→ **Work to complete**
With the pictures left out, copy the listing below exactly.

→ **Given information**
-*-*-

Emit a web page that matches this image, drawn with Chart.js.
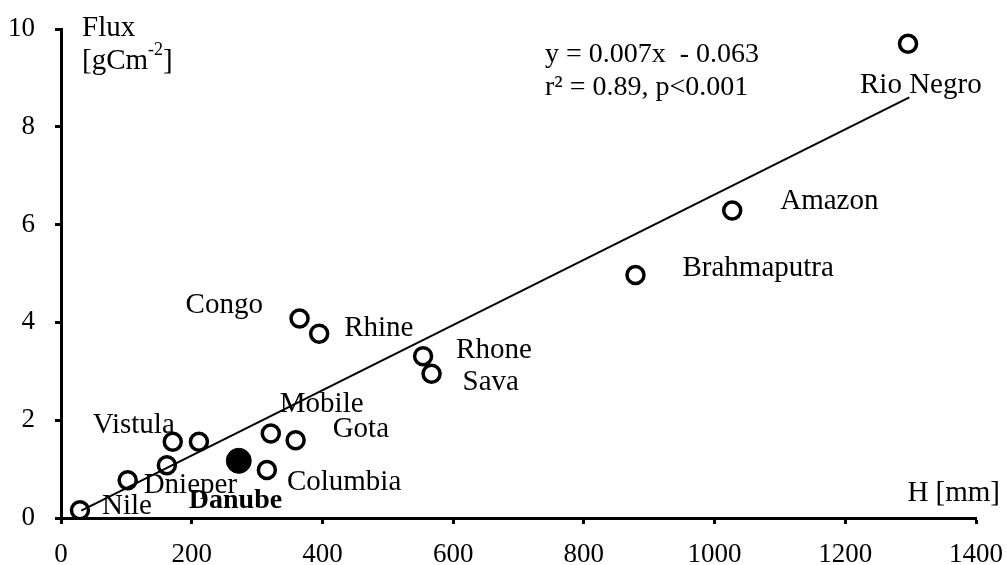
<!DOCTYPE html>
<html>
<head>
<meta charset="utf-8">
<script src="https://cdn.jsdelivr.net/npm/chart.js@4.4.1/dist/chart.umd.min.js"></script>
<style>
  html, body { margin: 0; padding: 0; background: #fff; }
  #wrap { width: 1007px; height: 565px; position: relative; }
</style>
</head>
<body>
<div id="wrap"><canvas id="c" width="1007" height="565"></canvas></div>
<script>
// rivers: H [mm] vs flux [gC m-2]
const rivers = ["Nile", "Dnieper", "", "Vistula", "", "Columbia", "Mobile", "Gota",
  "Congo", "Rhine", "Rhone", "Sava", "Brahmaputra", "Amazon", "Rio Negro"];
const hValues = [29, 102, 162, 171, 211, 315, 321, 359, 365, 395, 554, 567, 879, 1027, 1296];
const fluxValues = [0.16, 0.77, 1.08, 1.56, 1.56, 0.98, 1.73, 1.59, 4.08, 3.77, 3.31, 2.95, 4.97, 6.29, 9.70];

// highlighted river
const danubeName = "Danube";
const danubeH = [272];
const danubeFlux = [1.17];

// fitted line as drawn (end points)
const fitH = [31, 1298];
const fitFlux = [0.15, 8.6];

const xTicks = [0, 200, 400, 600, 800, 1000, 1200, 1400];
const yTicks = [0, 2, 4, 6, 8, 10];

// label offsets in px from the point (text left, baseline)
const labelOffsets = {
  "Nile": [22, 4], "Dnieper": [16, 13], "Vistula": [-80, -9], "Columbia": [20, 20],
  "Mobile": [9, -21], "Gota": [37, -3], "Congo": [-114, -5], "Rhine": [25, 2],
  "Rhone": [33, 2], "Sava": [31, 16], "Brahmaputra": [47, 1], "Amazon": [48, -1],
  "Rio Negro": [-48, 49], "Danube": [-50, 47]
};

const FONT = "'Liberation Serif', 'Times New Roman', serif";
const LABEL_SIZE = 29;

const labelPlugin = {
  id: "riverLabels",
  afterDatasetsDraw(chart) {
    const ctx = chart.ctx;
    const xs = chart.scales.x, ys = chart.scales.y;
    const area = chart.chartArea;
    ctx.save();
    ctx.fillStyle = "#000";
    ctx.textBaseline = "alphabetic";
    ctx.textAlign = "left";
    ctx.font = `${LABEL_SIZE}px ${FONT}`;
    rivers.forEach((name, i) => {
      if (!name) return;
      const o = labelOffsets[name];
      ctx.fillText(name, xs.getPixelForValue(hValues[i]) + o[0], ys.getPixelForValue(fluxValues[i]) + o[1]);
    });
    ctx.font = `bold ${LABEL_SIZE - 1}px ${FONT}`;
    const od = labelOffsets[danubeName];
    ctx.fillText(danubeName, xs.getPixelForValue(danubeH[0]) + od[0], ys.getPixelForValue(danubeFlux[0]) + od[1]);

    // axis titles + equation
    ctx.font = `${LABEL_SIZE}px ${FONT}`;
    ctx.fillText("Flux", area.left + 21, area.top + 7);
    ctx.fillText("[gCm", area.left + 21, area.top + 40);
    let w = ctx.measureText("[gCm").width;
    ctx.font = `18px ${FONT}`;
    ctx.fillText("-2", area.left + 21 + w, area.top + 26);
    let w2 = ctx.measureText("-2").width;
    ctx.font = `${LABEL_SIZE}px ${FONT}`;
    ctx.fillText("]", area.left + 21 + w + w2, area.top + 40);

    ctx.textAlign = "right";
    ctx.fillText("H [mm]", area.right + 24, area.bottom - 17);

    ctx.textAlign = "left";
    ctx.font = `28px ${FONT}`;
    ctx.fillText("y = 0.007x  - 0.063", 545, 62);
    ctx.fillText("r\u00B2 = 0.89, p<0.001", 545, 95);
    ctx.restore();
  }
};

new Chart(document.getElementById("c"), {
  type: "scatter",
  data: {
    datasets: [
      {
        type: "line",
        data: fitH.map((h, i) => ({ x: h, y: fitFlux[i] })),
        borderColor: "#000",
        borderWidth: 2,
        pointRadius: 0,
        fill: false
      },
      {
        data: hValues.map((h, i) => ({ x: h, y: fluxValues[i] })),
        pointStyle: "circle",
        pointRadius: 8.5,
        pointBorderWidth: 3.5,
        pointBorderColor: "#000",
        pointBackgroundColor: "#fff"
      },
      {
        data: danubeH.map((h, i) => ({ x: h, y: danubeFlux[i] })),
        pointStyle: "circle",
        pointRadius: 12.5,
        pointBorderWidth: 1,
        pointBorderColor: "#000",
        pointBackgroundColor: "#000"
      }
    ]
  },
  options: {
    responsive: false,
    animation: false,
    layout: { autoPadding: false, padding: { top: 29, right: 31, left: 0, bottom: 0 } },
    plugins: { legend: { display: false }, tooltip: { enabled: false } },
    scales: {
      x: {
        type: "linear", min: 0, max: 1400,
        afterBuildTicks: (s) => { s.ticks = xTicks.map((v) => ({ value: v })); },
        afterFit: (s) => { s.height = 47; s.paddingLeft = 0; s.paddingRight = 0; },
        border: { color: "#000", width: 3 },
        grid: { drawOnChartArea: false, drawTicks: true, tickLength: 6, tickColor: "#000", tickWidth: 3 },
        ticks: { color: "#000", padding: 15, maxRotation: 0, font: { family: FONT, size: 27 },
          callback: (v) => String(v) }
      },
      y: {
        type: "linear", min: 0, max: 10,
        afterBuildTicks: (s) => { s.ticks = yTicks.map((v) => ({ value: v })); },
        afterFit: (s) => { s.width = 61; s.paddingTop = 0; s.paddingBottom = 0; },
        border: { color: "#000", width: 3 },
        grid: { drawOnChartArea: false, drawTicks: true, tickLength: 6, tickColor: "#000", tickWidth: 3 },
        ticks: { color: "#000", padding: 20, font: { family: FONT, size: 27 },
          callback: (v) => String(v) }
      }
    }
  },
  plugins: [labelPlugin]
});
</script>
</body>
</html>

-*-*-

→ **Full solution**
Emit a web page that matches this image, drawn with Chart.js.
<!DOCTYPE html>
<html>
<head>
<meta charset="utf-8">
<script src="https://cdn.jsdelivr.net/npm/chart.js@4.4.1/dist/chart.umd.min.js"></script>
<style>
  html, body { margin: 0; padding: 0; background: #fff; }
  #wrap { width: 1007px; height: 565px; position: relative; }
</style>
</head>
<body>
<div id="wrap"><canvas id="c" width="1007" height="565"></canvas></div>
<script>
// rivers: H [mm] vs flux [gC m-2]
const rivers = ["Nile", "Dnieper", "", "Vistula", "", "Columbia", "Mobile", "Gota",
  "Congo", "Rhine", "Rhone", "Sava", "Brahmaputra", "Amazon", "Rio Negro"];
const hValues = [29, 102, 162, 171, 211, 315, 321, 359, 365, 395, 554, 567, 879, 1027, 1296];
const fluxValues = [0.16, 0.77, 1.08, 1.56, 1.56, 0.98, 1.73, 1.59, 4.08, 3.77, 3.31, 2.95, 4.97, 6.29, 9.70];

// highlighted river
const danubeName = "Danube";
const danubeH = [272];
const danubeFlux = [1.17];

// fitted line as drawn (end points)
const fitH = [31, 1298];
const fitFlux = [0.15, 8.6];

const xTicks = [0, 200, 400, 600, 800, 1000, 1200, 1400];
const yTicks = [0, 2, 4, 6, 8, 10];

// label offsets in px from the point (text left, baseline)
const labelOffsets = {
  "Nile": [22, 4], "Dnieper": [16, 13], "Vistula": [-80, -9], "Columbia": [20, 20],
  "Mobile": [9, -21], "Gota": [37, -3], "Congo": [-114, -5], "Rhine": [25, 2],
  "Rhone": [33, 2], "Sava": [31, 16], "Brahmaputra": [47, 1], "Amazon": [48, -1],
  "Rio Negro": [-48, 49], "Danube": [-50, 47]
};

const FONT = "'Liberation Serif', 'Times New Roman', serif";
const LABEL_SIZE = 29;

const labelPlugin = {
  id: "riverLabels",
  afterDatasetsDraw(chart) {
    const ctx = chart.ctx;
    const xs = chart.scales.x, ys = chart.scales.y;
    const area = chart.chartArea;
    ctx.save();
    ctx.fillStyle = "#000";
    ctx.textBaseline = "alphabetic";
    ctx.textAlign = "left";
    ctx.font = `${LABEL_SIZE}px ${FONT}`;
    rivers.forEach((name, i) => {
      if (!name) return;
      const o = labelOffsets[name];
      ctx.fillText(name, xs.getPixelForValue(hValues[i]) + o[0], ys.getPixelForValue(fluxValues[i]) + o[1]);
    });
    ctx.font = `bold ${LABEL_SIZE - 1}px ${FONT}`;
    const od = labelOffsets[danubeName];
    ctx.fillText(danubeName, xs.getPixelForValue(danubeH[0]) + od[0], ys.getPixelForValue(danubeFlux[0]) + od[1]);

    // axis titles + equation
    ctx.font = `${LABEL_SIZE}px ${FONT}`;
    ctx.fillText("Flux", area.left + 21, area.top + 7);
    ctx.fillText("[gCm", area.left + 21, area.top + 40);
    let w = ctx.measureText("[gCm").width;
    ctx.font = `18px ${FONT}`;
    ctx.fillText("-2", area.left + 21 + w, area.top + 26);
    let w2 = ctx.measureText("-2").width;
    ctx.font = `${LABEL_SIZE}px ${FONT}`;
    ctx.fillText("]", area.left + 21 + w + w2, area.top + 40);

    ctx.textAlign = "right";
    ctx.fillText("H [mm]", area.right + 24, area.bottom - 17);

    ctx.textAlign = "left";
    ctx.font = `28px ${FONT}`;
    ctx.fillText("y = 0.007x  - 0.063", 545, 62);
    ctx.fillText("r\u00B2 = 0.89, p<0.001", 545, 95);
    ctx.restore();
  }
};

new Chart(document.getElementById("c"), {
  type: "scatter",
  data: {
    datasets: [
      {
        type: "line",
        data: fitH.map((h, i) => ({ x: h, y: fitFlux[i] })),
        borderColor: "#000",
        borderWidth: 2,
        pointRadius: 0,
        fill: false
      },
      {
        data: hValues.map((h, i) => ({ x: h, y: fluxValues[i] })),
        pointStyle: "circle",
        pointRadius: 8.5,
        pointBorderWidth: 3.5,
        pointBorderColor: "#000",
        pointBackgroundColor: "#fff"
      },
      {
        data: danubeH.map((h, i) => ({ x: h, y: danubeFlux[i] })),
        pointStyle: "circle",
        pointRadius: 12.5,
        pointBorderWidth: 1,
        pointBorderColor: "#000",
        pointBackgroundColor: "#000"
      }
    ]
  },
  options: {
    responsive: false,
    animation: false,
    layout: { autoPadding: false, padding: { top: 29, right: 31, left: 0, bottom: 0 } },
    plugins: { legend: { display: false }, tooltip: { enabled: false } },
    scales: {
      x: {
        type: "linear", min: 0, max: 1400,
        afterBuildTicks: (s) => { s.ticks = xTicks.map((v) => ({ value: v })); },
        afterFit: (s) => { s.height = 47; s.paddingLeft = 0; s.paddingRight = 0; },
        border: { color: "#000", width: 3 },
        grid: { drawOnChartArea: false, drawTicks: true, tickLength: 6, tickColor: "#000", tickWidth: 3 },
        ticks: { color: "#000", padding: 15, maxRotation: 0, font: { family: FONT, size: 27 },
          callback: (v) => String(v) }
      },
      y: {
        type: "linear", min: 0, max: 10,
        afterBuildTicks: (s) => { s.ticks = yTicks.map((v) => ({ value: v })); },
        afterFit: (s) => { s.width = 61; s.paddingTop = 0; s.paddingBottom = 0; },
        border: { color: "#000", width: 3 },
        grid: { drawOnChartArea: false, drawTicks: true, tickLength: 6, tickColor: "#000", tickWidth: 3 },
        ticks: { color: "#000", padding: 20, font: { family: FONT, size: 27 },
          callback: (v) => String(v) }
      }
    }
  },
  plugins: [labelPlugin]
});
</script>
</body>
</html>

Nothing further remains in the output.